## Begin Dataset section

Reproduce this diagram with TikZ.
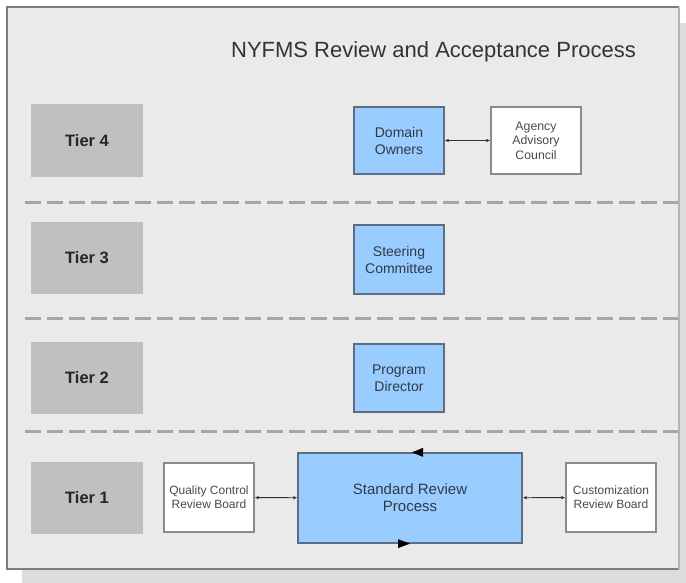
\documentclass[tikz,border=0pt]{standalone}
\usepackage{fontspec}
\setmainfont{Liberation Sans}
\usetikzlibrary{arrows.meta}
\definecolor{bgframe}{HTML}{EAEAEA}
\definecolor{framecol}{HTML}{7C7C7C}
\definecolor{frameright}{HTML}{B4B4B4}
\definecolor{shadowcol}{HTML}{DCDCDC}
\definecolor{tiercol}{HTML}{C0C0C0}
\definecolor{bluefill}{HTML}{99CCFF}
\definecolor{blueborder}{HTML}{5E6E80}
\definecolor{whiteborder}{HTML}{8A8A8A}
\definecolor{dashcol}{HTML}{A6A6A6}
\definecolor{txtdark}{HTML}{2E3A46}
\definecolor{txtgray}{HTML}{4A4A4A}
\tikzset{
  tierbox/.style={fill=tiercol, draw=none, minimum width=112pt, minimum height=72pt,
    font=\fontsize{16.5}{18}\selectfont\bfseries, text=black!85, inner sep=0pt},
  bluebox/.style={fill=bluefill, draw=blueborder, line width=1.3pt, inner sep=0pt,
    font=\fontsize{14}{17}\selectfont, text=txtdark, align=center},
  whitebox/.style={fill=white, draw=whiteborder, line width=1.3pt, inner sep=0pt,
    font=\fontsize{12}{14}\selectfont, text=txtgray, align=center},
  tierline/.style={draw=dashcol, line width=3pt, dash pattern=on 15.5pt off 6.5pt},
  biarrow/.style={draw=black!80, line width=0.9pt, {Latex[length=4pt,width=3.5pt]}-{Latex[length=4pt,width=3.5pt]}},
  cyctip/.style={fill=black}
}
\begin{document}
\begin{tikzpicture}[x=1pt,y=-1pt]
\useasboundingbox (0,0) rectangle (686,583);
% shadow and frame
\fill[shadowcol] (22,23) rectangle (686,583);
\fill[bgframe] (7,7) rectangle (679,569);
\coordinate (ftl) at (7,7); \coordinate (ftr) at (679,7);
\coordinate (fbl) at (7,569); \coordinate (fbr) at (679,569);
\draw[framecol, line width=1.5pt] (ftr) -- (ftl) -- (fbl) -- (fbr);
\draw[frameright, line width=1.2pt] (ftr) -- (fbr);
% title
\node[font=\fontsize{22}{25}\selectfont, text=black!80] (title) at (433.5,52) {NYFMS Review and Acceptance Process};
% dashed separators
\coordinate (d1a) at (25,202.5); \coordinate (d1b) at (678,202.5);
\coordinate (d2a) at (25,318);   \coordinate (d2b) at (678,318);
\coordinate (d3a) at (25,431);   \coordinate (d3b) at (678,431);
\draw[tierline] (d1a) -- (d1b);
\draw[tierline] (d2a) -- (d2b);
\draw[tierline] (d3a) -- (d3b);
% tier labels
\node[tierbox, minimum height=73pt] (tier4) at (87,140.5) {Tier 4};
\node[tierbox] (tier3) at (87,258) {Tier 3};
\node[tierbox] (tier2) at (87,378) {Tier 2};
\node[tierbox] (tier1) at (87,498) {Tier 1};
% tier 4
\node[bluebox, minimum width=90pt, minimum height=67pt] (dom) at (399,140.5) {Domain\\Owners};
\node[whitebox, minimum width=90pt, minimum height=67pt, font=\fontsize{12.3}{14.5}\selectfont] (aac) at (536,140.5) {Agency\\Advisory\\Council};
\draw[biarrow] (dom) -- (aac);
% tier 3
\node[bluebox, minimum width=90pt, minimum height=69pt] (steer) at (399,259.5) {Steering\\Committee};
% tier 2
\node[bluebox, minimum width=90pt, minimum height=68pt] (prog) at (399,378) {Program\\Director};
% tier 1
\node[whitebox, minimum width=90pt, minimum height=69pt] (qc) at (209,497.5) {Quality Control\\Review Board};
\node[bluebox, minimum width=224pt, minimum height=90pt, font=\fontsize{15}{17}\selectfont] (srp) at (410,498) {Standard Review\\Process};
\node[whitebox, minimum width=90pt, minimum height=69pt] (cust) at (611,497.5) {Customization\\Review Board};
\draw[biarrow] (qc) -- (srp);
\draw[biarrow] (srp) -- (cust);
% cycle arrowheads on the Standard Review box
\fill[cyctip] ([xshift=2pt]srp.north) -- ([xshift=13pt,yshift=4.5pt]srp.north) -- ([xshift=13pt,yshift=-4.5pt]srp.north) -- cycle;
\fill[cyctip] ([xshift=0pt]srp.south) -- ([xshift=-12pt,yshift=4.5pt]srp.south) -- ([xshift=-12pt,yshift=-4.5pt]srp.south) -- cycle;
\end{tikzpicture}
\end{document}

## End Dataset section

(Work to do) Output each line exactly; omit every picture.

(Response to this exercise)
Reproduce this diagram with TikZ.
\documentclass[tikz,border=0pt]{standalone}
\usepackage{fontspec}
\setmainfont{Liberation Sans}
\usetikzlibrary{arrows.meta}
\definecolor{bgframe}{HTML}{EAEAEA}
\definecolor{framecol}{HTML}{7C7C7C}
\definecolor{frameright}{HTML}{B4B4B4}
\definecolor{shadowcol}{HTML}{DCDCDC}
\definecolor{tiercol}{HTML}{C0C0C0}
\definecolor{bluefill}{HTML}{99CCFF}
\definecolor{blueborder}{HTML}{5E6E80}
\definecolor{whiteborder}{HTML}{8A8A8A}
\definecolor{dashcol}{HTML}{A6A6A6}
\definecolor{txtdark}{HTML}{2E3A46}
\definecolor{txtgray}{HTML}{4A4A4A}
\tikzset{
  tierbox/.style={fill=tiercol, draw=none, minimum width=112pt, minimum height=72pt,
    font=\fontsize{16.5}{18}\selectfont\bfseries, text=black!85, inner sep=0pt},
  bluebox/.style={fill=bluefill, draw=blueborder, line width=1.3pt, inner sep=0pt,
    font=\fontsize{14}{17}\selectfont, text=txtdark, align=center},
  whitebox/.style={fill=white, draw=whiteborder, line width=1.3pt, inner sep=0pt,
    font=\fontsize{12}{14}\selectfont, text=txtgray, align=center},
  tierline/.style={draw=dashcol, line width=3pt, dash pattern=on 15.5pt off 6.5pt},
  biarrow/.style={draw=black!80, line width=0.9pt, {Latex[length=4pt,width=3.5pt]}-{Latex[length=4pt,width=3.5pt]}},
  cyctip/.style={fill=black}
}
\begin{document}
\begin{tikzpicture}[x=1pt,y=-1pt]
\useasboundingbox (0,0) rectangle (686,583);
% shadow and frame
\fill[shadowcol] (22,23) rectangle (686,583);
\fill[bgframe] (7,7) rectangle (679,569);
\coordinate (ftl) at (7,7); \coordinate (ftr) at (679,7);
\coordinate (fbl) at (7,569); \coordinate (fbr) at (679,569);
\draw[framecol, line width=1.5pt] (ftr) -- (ftl) -- (fbl) -- (fbr);
\draw[frameright, line width=1.2pt] (ftr) -- (fbr);
% title
\node[font=\fontsize{22}{25}\selectfont, text=black!80] (title) at (433.5,52) {NYFMS Review and Acceptance Process};
% dashed separators
\coordinate (d1a) at (25,202.5); \coordinate (d1b) at (678,202.5);
\coordinate (d2a) at (25,318);   \coordinate (d2b) at (678,318);
\coordinate (d3a) at (25,431);   \coordinate (d3b) at (678,431);
\draw[tierline] (d1a) -- (d1b);
\draw[tierline] (d2a) -- (d2b);
\draw[tierline] (d3a) -- (d3b);
% tier labels
\node[tierbox, minimum height=73pt] (tier4) at (87,140.5) {Tier 4};
\node[tierbox] (tier3) at (87,258) {Tier 3};
\node[tierbox] (tier2) at (87,378) {Tier 2};
\node[tierbox] (tier1) at (87,498) {Tier 1};
% tier 4
\node[bluebox, minimum width=90pt, minimum height=67pt] (dom) at (399,140.5) {Domain\\Owners};
\node[whitebox, minimum width=90pt, minimum height=67pt, font=\fontsize{12.3}{14.5}\selectfont] (aac) at (536,140.5) {Agency\\Advisory\\Council};
\draw[biarrow] (dom) -- (aac);
% tier 3
\node[bluebox, minimum width=90pt, minimum height=69pt] (steer) at (399,259.5) {Steering\\Committee};
% tier 2
\node[bluebox, minimum width=90pt, minimum height=68pt] (prog) at (399,378) {Program\\Director};
% tier 1
\node[whitebox, minimum width=90pt, minimum height=69pt] (qc) at (209,497.5) {Quality Control\\Review Board};
\node[bluebox, minimum width=224pt, minimum height=90pt, font=\fontsize{15}{17}\selectfont] (srp) at (410,498) {Standard Review\\Process};
\node[whitebox, minimum width=90pt, minimum height=69pt] (cust) at (611,497.5) {Customization\\Review Board};
\draw[biarrow] (qc) -- (srp);
\draw[biarrow] (srp) -- (cust);
% cycle arrowheads on the Standard Review box
\fill[cyctip] ([xshift=2pt]srp.north) -- ([xshift=13pt,yshift=4.5pt]srp.north) -- ([xshift=13pt,yshift=-4.5pt]srp.north) -- cycle;
\fill[cyctip] ([xshift=0pt]srp.south) -- ([xshift=-12pt,yshift=4.5pt]srp.south) -- ([xshift=-12pt,yshift=-4.5pt]srp.south) -- cycle;
\end{tikzpicture}
\end{document}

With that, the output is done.